Wright, 35, has two years and $27 million left on the eight-year, $138-million contract extension he signed before the 2013 season. Since he is not retiring and will be considered physically unable to play, Wright will get paid. The Mets have insurance on the bulk Wright’s contract and have been saving money on it for years. It’s likely the parties will reach a settlement on the rest of the deal.

               “The decision has nothing to do with insurance or finances,” Wilpon said. “It’s about David’s longterm health, his quality of life and desire to get back on the field.
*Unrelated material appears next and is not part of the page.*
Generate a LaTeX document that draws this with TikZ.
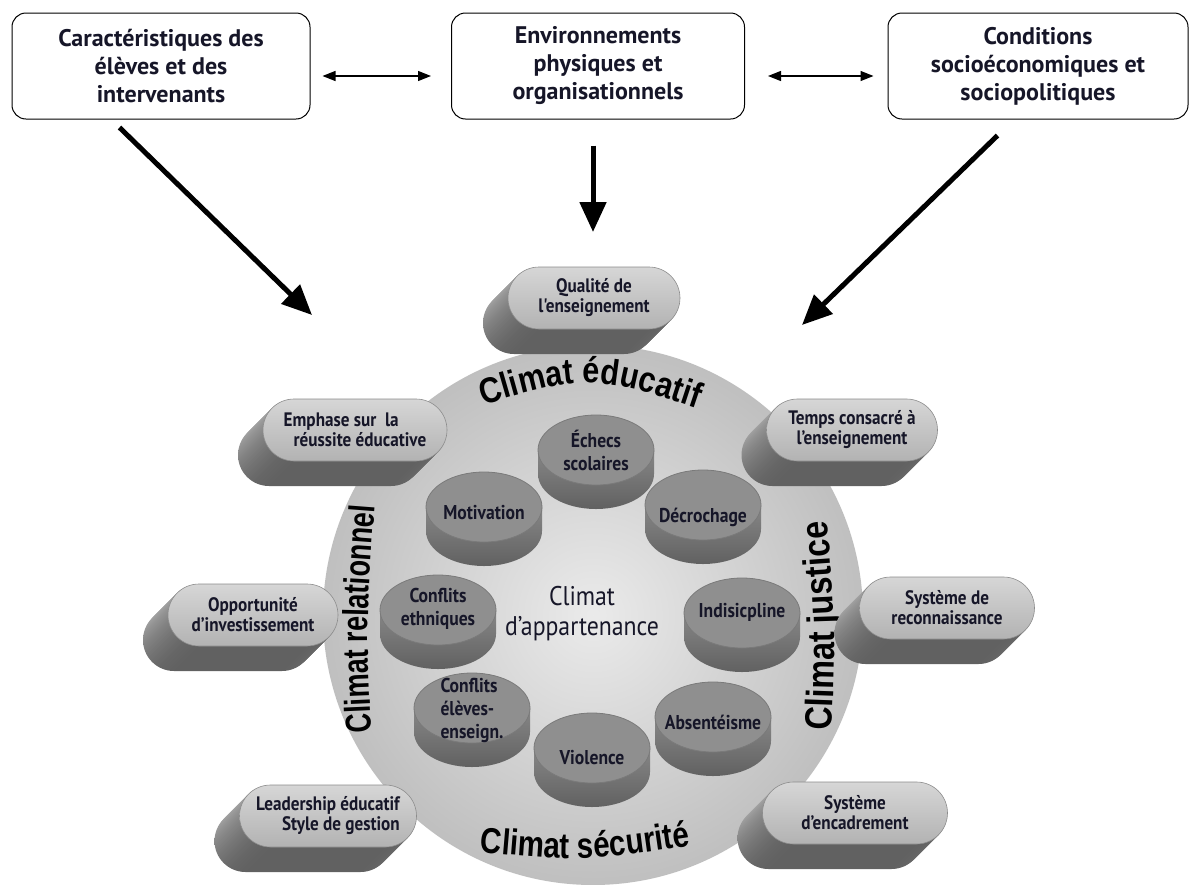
\documentclass[tikz,border=0pt]{standalone}
\usepackage{fontspec}
\setmainfont{PT Sans}
\newfontfamily\labelfont[FakeStretch=0.88]{PT Sans}
\newfontfamily\climatfont[FakeStretch=0.85]{Liberation Sans}
\newfontfamily\climatmid[FakeStretch=0.82]{Liberation Sans}
\newfontfamily\climatnarrow[FakeStretch=0.75]{Liberation Sans}
\usetikzlibrary{positioning,arrows.meta,decorations.text}

\definecolor{ink}{RGB}{22,22,40}

\tikzset{
  topbox/.style={draw=black, line width=1pt, rounded corners=14pt, fill=white,
    minimum height=106pt, align=center, text=ink,
    font=\bfseries\fontsize{24}{28}\selectfont},
  dblarrow/.style={line width=1.3pt,
    {Triangle[length=13pt,width=10pt]}-{Triangle[length=13pt,width=10pt]}},
  bigarrow/.style={line width=5pt, -{Triangle[length=30pt,width=26pt]}},
  pill/.style={draw=black!45, line width=0.6pt, rounded corners=31pt,
    minimum height=62pt, top color=black!16, bottom color=black!30,
    inner sep=2pt, text=ink, font=\labelfont\bfseries\fontsize{19.5}{20}\selectfont},
  disctext/.style={text=ink, font=\labelfont\bfseries\fontsize{20}{23}\selectfont},
  climat/.style={decorate, decoration={text along path, text align=center, text={#1}}}
}

\begin{document}
\begin{tikzpicture}[x=1pt, y=-1pt]
    \useasboundingbox (0,0) rectangle (1200,884);
    \fill[white] (0,0) rectangle (1200,884);

    % the three sources
    \node[topbox, minimum width=298pt] (car) at (161,66) {Caractéristiques des\\élèves et des\\intervenants};
    \node[topbox, minimum width=293pt] (env) at (598,66) {Environnements\\physiques et\\organisationnels};
    \node[topbox, minimum width=300pt] (cond) at (1038,66) {Conditions\\socioéconomiques et\\sociopolitiques};

    \draw[dblarrow] ([xshift=12pt,yshift=-10pt]car.east) -- ([xshift=-20pt,yshift=-10pt]env.west);
    \draw[dblarrow] ([xshift=23pt,yshift=-10pt]env.east) -- ([xshift=-14pt,yshift=-10pt]cond.west);

    \coordinate (tipcar) at (312,315);
    \coordinate (tipenv) at (593,232);
    \coordinate (tipcond) at (802,325);
    \draw[bigarrow] ([xshift=108pt,yshift=-8pt]car.south west) -- (tipcar);
    \draw[bigarrow] ([xshift=-5pt,yshift=-26pt]env.south) -- (tipenv);
    \draw[bigarrow] ([xshift=110pt,yshift=-16pt]cond.south west) -- (tipcond);

    % the climate disc
    \node[circle, minimum size=540pt, inner sep=0pt, shading=radial,
          inner color=black!8, outer color=black!25] (cercle) at (593,615) {};

    \path[climat={|\climatfont\bfseries\fontsize{36}{36}\selectfont|Climat éducatif}]
        (455,414) .. controls (590,372) .. (725,418);
    \path[climat={|\climatmid\bfseries\fontsize{36}{36}\selectfont|Climat sécurité}]
        (455,850) .. controls (585,862) .. (715,842);
    \path[climat={|\climatfont\bfseries\fontsize{38}{38}\selectfont|Climat justice}]
        (831,752) .. controls (836,630) .. (826,500);
    \path[climat={|\climatnarrow\bfseries\fontsize{36}{36}\selectfont|Climat relationnel}]
        (372,748) .. controls (366,620) .. (376,490);

    % pills round the disc
    \foreach \nm/\x/\y/\w/\al/\txt in {
        qual/594/298/172/center/{Qualité de\\l'enseignement},
        emph/355/430/184/left/{Emphase sur\ \ la\\\hspace{10pt}réussite éducative},
        temps/852/430/171/center/{Temps consacré à\\l’enseignement},
        opport/253/615/170/center/{Opportunité\\d’investissement},
        leader/328/816/177/right/{Leadership éducatif\\Style de gestion},
        reconn/947/608/175/center/{Système de\\reconnaissance},
        encad/855/813/185/center/{Système\\d’encadrement}}
    {
        \foreach \k in {25,24,...,1}
            \shade[top color=black!30, bottom color=black!62, rounded corners=31pt]
                (\x-\w/2-\k, \y-31+\k) rectangle ++(\w, 62);
        \node[pill, minimum width=\w pt, align=\al] (\nm) at (\x,\y) {\txt};
    }

    % cylinders
    \foreach \nm/\x/\y/\ty/\al/\txt in {
        echecs/596/450/450/center/{Échecs\\scolaires},
        decroch/703/505/517/center/{Décrochage},
        motiv/484/507/513/center/{Motivation},
        confeth/438/610/609/center/{Conflits\\ethniques},
        indisc/742/613/612/center/{Indisicpline},
        confel/472/708/710/left/{Conflits\\élèves-\\enseign.},
        absent/713/717/722/center/{Absentéisme},
        violence/592/748/758/center/{Violence}}
    {
        \shade[top color=black!47, bottom color=black!62]
            (\x-58,\y) -- (\x-58,\y+24)
            arc[start angle=180, end angle=360, x radius=58pt, y radius=35pt]
            -- (\x+58,\y) -- cycle;
        \fill[black!44, draw=black!52, line width=0.8pt] (\x,\y) ellipse[x radius=58pt, y radius=35pt];
        \node[disctext, align=\al] (\nm) at (\x,\ty) {\txt};
    }

    \node[text=ink, align=center, font=\labelfont\fontsize{27}{30}\selectfont] (appart) at (582,614)
        {Climat\\d’appartenance};
\end{tikzpicture}
\end{document}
Giving him a chance to return to the field is the right thing to do for David, our organization and the fans.”

      Wright also said there was no “rift” between him and the team about how his rehab unfolded. He repeatedly thanked the only organization he has known for the way it has treated him since he was the Mets’ first-round pick (38th overall) in the 2001 draft.

“Mets ownership and the front office – they’ve certainly treated me like family the last 18 years of my life,” Wright said. “I’ve been wearing this uniform or something similar for half my life now and that’s an honor that I don’t take lightly and it’s something that I take a lot of pride in.”

Wright said his initial goal was to make it all the way back. But when his body told him that wasn’t possible during a minor-league rehab assignment – Wright called that “a gut-punch” -- he set a new goal: to play in one final game in front of the home fans and in front of his two young daughters, who have never seen him play.

               ‘“I love the game,” Wright said. “But I really, really am going to love that game.”

               Wright, who debuted in 2004, is a seven-time All-Star. He has a career batting average of .296 with 1,777 hits and 242 home runs, which is second on the Mets’ all-time homers list to Darryl Strawberry (252). Wright might have been a sure-fire Hall of Famer if not for the injuries that will end his career prematurely.

               “If I were to sit here and play the what-if game, it would drive me crazy,” Wright said. “I wish that things could have certainly turned out different for me physically, but as far as regrets go, I can’t say that I have regrets.”

               Wright will travel with the Mets on their final road trip and work to get ready for his last game. He said he would love to play next to Jose Reyes, and it would be a major upset if manager Mickey Callaway didn’t start the two veterans side-by-side on Sept. 29.

               “It would be cool,” Wright said.

Wright said he hasn’t thought about what’s next in his life. Eventually, the Mets will retire his No. 5, but Wright hasn’t decided if he wants to work for the club yet.

             “Jeff has been extremely gracious in kind of asking me those same questions,” he said. “And I don’t know. I do love being around the game, but I also do love being around my family. I think I would like to stay involved in some capacity. I’m just not sure what that is yet . . . Jeff has asked me numerous times what interests me and I’ve yet to find something other than baseball and my family that really interests me.”

David Wright ranks at or near the top of most of the Mets' all-time offensive categories:

HITS 1,777 (1)

HOME RUNS 242 (2)*

RBIs 970 (1)

RUNS 949 (1)

WALKS 761 (1)

TOTAL BASES 2,945 (1)

BATTING AVG. .296 (3)**

GAMES 1,583 (2)***

AT-BATS 5,996 (1)

*Darryl Strawberry all-time leader with 252.

**John Olerud (.315) and Keith Hernandez (.297) are 1-2.

***Ed Kranepool all-tme leader with 1,853.